[Source data]
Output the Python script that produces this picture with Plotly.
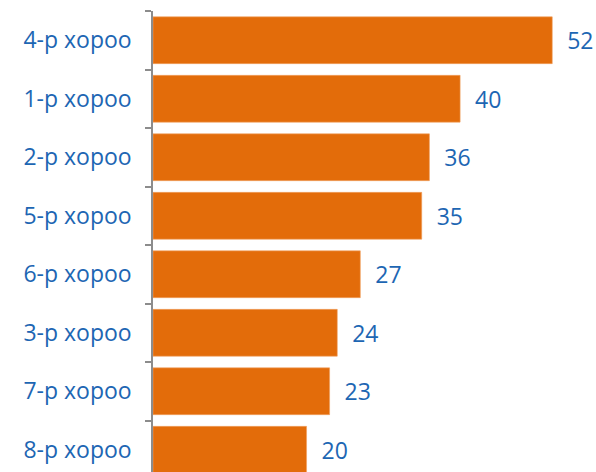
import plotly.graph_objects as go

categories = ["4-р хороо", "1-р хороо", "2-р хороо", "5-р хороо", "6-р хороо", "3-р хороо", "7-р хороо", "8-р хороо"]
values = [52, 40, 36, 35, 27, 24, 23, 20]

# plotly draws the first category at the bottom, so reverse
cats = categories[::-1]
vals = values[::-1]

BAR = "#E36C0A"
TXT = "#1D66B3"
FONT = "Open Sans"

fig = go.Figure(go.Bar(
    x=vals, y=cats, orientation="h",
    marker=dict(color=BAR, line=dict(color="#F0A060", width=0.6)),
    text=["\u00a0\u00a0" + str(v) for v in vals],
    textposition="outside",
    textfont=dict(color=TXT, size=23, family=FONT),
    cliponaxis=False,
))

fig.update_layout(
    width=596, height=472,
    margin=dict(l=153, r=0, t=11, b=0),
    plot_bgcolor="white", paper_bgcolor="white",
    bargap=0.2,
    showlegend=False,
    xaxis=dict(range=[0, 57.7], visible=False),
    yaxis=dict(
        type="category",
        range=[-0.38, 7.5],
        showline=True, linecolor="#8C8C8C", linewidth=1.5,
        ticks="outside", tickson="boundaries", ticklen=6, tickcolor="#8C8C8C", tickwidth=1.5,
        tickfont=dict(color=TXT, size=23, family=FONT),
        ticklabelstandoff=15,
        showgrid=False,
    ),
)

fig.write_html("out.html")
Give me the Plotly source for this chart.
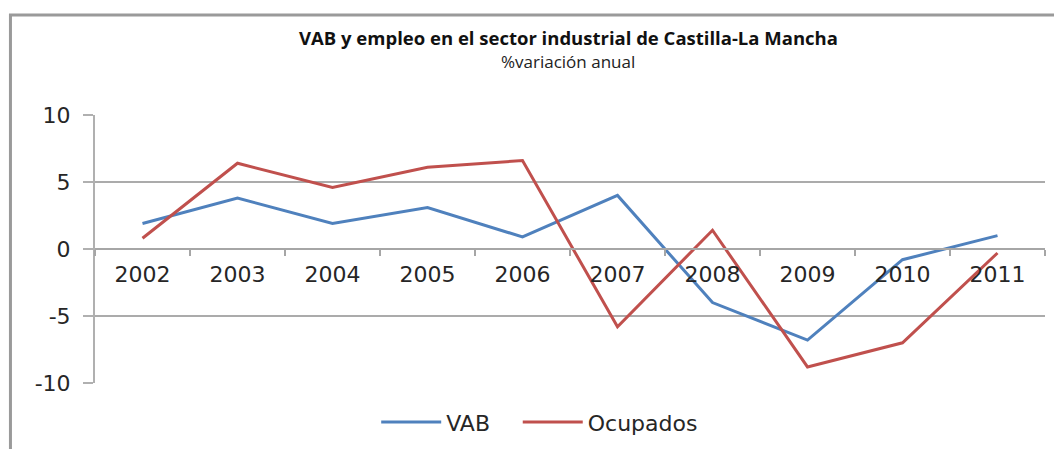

- _Work to do_: Without the pictures, repeat the listing above exactly.

- _Written solution_:
Output the Python script that produces this picture with Plotly.
import plotly.graph_objects as go

categories = ["4-р хороо", "1-р хороо", "2-р хороо", "5-р хороо", "6-р хороо", "3-р хороо", "7-р хороо", "8-р хороо"]
values = [52, 40, 36, 35, 27, 24, 23, 20]

# plotly draws the first category at the bottom, so reverse
cats = categories[::-1]
vals = values[::-1]

BAR = "#E36C0A"
TXT = "#1D66B3"
FONT = "Open Sans"

fig = go.Figure(go.Bar(
    x=vals, y=cats, orientation="h",
    marker=dict(color=BAR, line=dict(color="#F0A060", width=0.6)),
    text=["\u00a0\u00a0" + str(v) for v in vals],
    textposition="outside",
    textfont=dict(color=TXT, size=23, family=FONT),
    cliponaxis=False,
))

fig.update_layout(
    width=596, height=472,
    margin=dict(l=153, r=0, t=11, b=0),
    plot_bgcolor="white", paper_bgcolor="white",
    bargap=0.2,
    showlegend=False,
    xaxis=dict(range=[0, 57.7], visible=False),
    yaxis=dict(
        type="category",
        range=[-0.38, 7.5],
        showline=True, linecolor="#8C8C8C", linewidth=1.5,
        ticks="outside", tickson="boundaries", ticklen=6, tickcolor="#8C8C8C", tickwidth=1.5,
        tickfont=dict(color=TXT, size=23, family=FONT),
        ticklabelstandoff=15,
        showgrid=False,
    ),
)

fig.write_html("out.html")
Give me the Plotly source for this chart.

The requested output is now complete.